As we approached the sold-out Snoop Dogg show at the Uptown Theatre in Napa, I played a little game called “What did Snoop Dogg do with his day in the wine country?” Did he go wine-tasting at fancy wineries owned by out-of-town hedge fund investors? Did he get a salt rubdown at a luxuriously expensive spa? Did he spend the day smoking weed in his hotel room and ordering out from some five-star restaurant serving rustic California cuisine in Saint Helena?

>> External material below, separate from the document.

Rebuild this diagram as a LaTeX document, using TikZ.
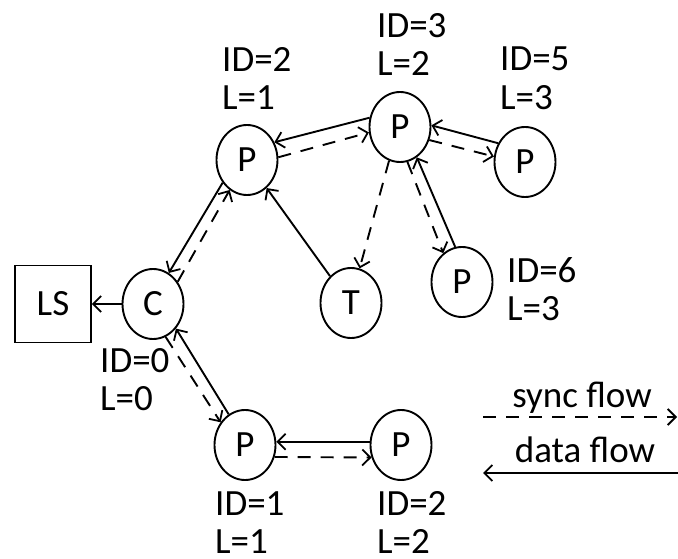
\documentclass[tikz,border=0pt]{standalone}
\usepackage{fontspec}
\setmainfont{Carlito}
\usetikzlibrary{arrows.meta,shapes.geometric}
\begin{document}
\begin{tikzpicture}[x=1pt,y=-1pt,
  every node/.style={font=\fontsize{37}{38.5}\selectfont},
  pnode/.style={ellipse,draw,line width=1.9pt,minimum width=61pt,minimum height=70pt,inner sep=0pt},
  lsbox/.style={rectangle,draw,line width=1.9pt,minimum width=76pt,minimum height=77pt,inner sep=0pt},
  lbl/.style={anchor=north west,align=left,inner sep=0pt},
  flow/.style={line width=1.9pt,-{Straight Barb[length=8pt,width=16pt,line width=1.8pt]}},
  data/.style={flow},
  sync/.style={flow,dash pattern=on 13pt off 10pt},
]
\useasboundingbox (0,0) rectangle (678,559);
\fill[white] (0,0) rectangle (678,559);
% nodes
\node[lsbox] (LS) at (53,304) {LS};
\node[pnode] (C)  at (153,304) {C};
\node[pnode] (P2) at (247,160) {P};
\node[pnode] (P3) at (400,127) {P};
\node[pnode] (P5) at (525,162) {P};
\node[pnode] (T)  at (351,303) {T};
\node[pnode] (P6) at (462,282) {P};
\node[pnode] (P1) at (245,445) {P};
\node[pnode] (Pb) at (401,445) {P};
% labels
\node[lbl] (lP3) at (377,13) {ID=3\\L=2};
\node[lbl] (lP2) at (222,47) {ID=2\\L=1};
\node[lbl] (lP5) at (500,47) {ID=5\\L=3};
\node[lbl] (lP6) at (507,257) {ID=6\\L=3};
\node[lbl] (lC)  at (100,348) {ID=0\\L=0};
\node[lbl] (lP1) at (215,491) {ID=1\\L=1};
\node[lbl] (lPb) at (377,491) {ID=2\\L=2};
% connectors
\draw[data] (P3.163) -- (P2.33);
\draw[sync] (P2.5) -- (P3.190);
\draw[data] (P5.145) -- (P3.3);
\draw[sync] (P3.-24) -- (P5.170);
\draw[sync] (P3.252) -- (T.76);
\draw[data] (T.128) -- (P2.-55);
\draw[sync] (P3.-78) -- (P6.123);
\draw[data] (P6.101) -- (P3.-61);
\draw[data] (P2.223) -- (C.63);
\draw[sync] (C.42) -- (P2.240);
\draw[data] (C.west) -- (LS.east);
\draw[data] (P1.118) -- (C.-47);
\draw[sync] (C.-69) -- (P1.137);
\draw[data] (Pb.174) -- (P1.6);
\draw[sync] (P1.-22) -- (Pb.203);
% legend
\node[anchor=base,inner sep=0pt] (lsync) at (582,407) {sync flow};
\node[anchor=base,inner sep=0pt] (ldata) at (585,462) {data flow};
\coordinate (s1) at (483,417);
\coordinate (s2) at (677,417);
\coordinate (d1) at (678,473);
\coordinate (d2) at (483,473);
\draw[sync] (s1) -- (s2);
\draw[data] (d1) -- (d2);
\end{tikzpicture}
\end{document}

Once the show started (and the painfully loud bass of opening act Pac Div came to a merciful end), I realized that what Snoop Dogg (not a Lion in sight) brought to Napa was the feeling of a good, old-fashioned, backyard, Southern California summer BBQ on one of the coldest days yet in 2012. The crowd was flying high (literally) and it was party-time, Long Beach loving vibes all around, as Snoop blasted through a medley of his greatest hits like ‘Who Am I,’ with its Parliament vibes, LBC call outs, and the classic refrain, ‘Bow wow wow yippie yo yippie yay.’ After that, he busted out some lesser known hits followed by ‘Gin and Juice,’ ‘Drop It Like It’s Hot,’ ‘Still a G Thang,’ and a two minute cameo from Katy Perry’s sickly sweet confection  ‘California Gurls.’
Underneath a massive banner emblazoned with an image of a rasta-tammed, super high, grinning-to-the- moon Snoop surrounded by weed leaves and joints, Snoop let his crew take the lead on quite a few songs, and left the goofy entertainment mainly to Nasty Dogg, a furry mascot that carried a gigantic cartoon blunt around the stage for most of the show, when he wasn’t waving a giant furry dildo at the audience (a woman in the audience mimicked a blow job on it for such an uncomfortably long time that even Snoop seemed to be blushing—Napa gets crazzeeeeeeee!) Shout-outs to Nate Dogg happened about every five minutes, and even though I was hoping to go into labor (nothing like being eight months pregnant at a Snoop show) while the lanky hip-hop gangster turned rastafarian played his hit, ‘Beautiful,’ my dream didn’t come true because he skipped it all together (guess it’s hard to pull off without Pharrell) and never took the stage for an encore. Despite wearing a beige prison garb outfit with rasta colors on the pocket, Snoop’s only reference to his newly embraced religion came at the very end of the show, when he shouted out Haile Selassie and gave a voracious “Jah Rastafarianism!” ( a move that only slightly recalled Andy Samberg’s Ras Trent), followed by Bob Marley on the stereo system.
The decision to end the show with “Young, Wild and Free” Snoop’s hit with protege Wiz Khalifa and Bruno Mars was straight out of the best practices playbook. We ate it up, dancing, singing along, feeling like kids again while the puffs of smoke lifted up like magic clouds into the rafters. It was a feel-good, life-affirming moment in a day that will go down as one of the most tragic days in modern American history, and we enjoyed each and every blessed second of it.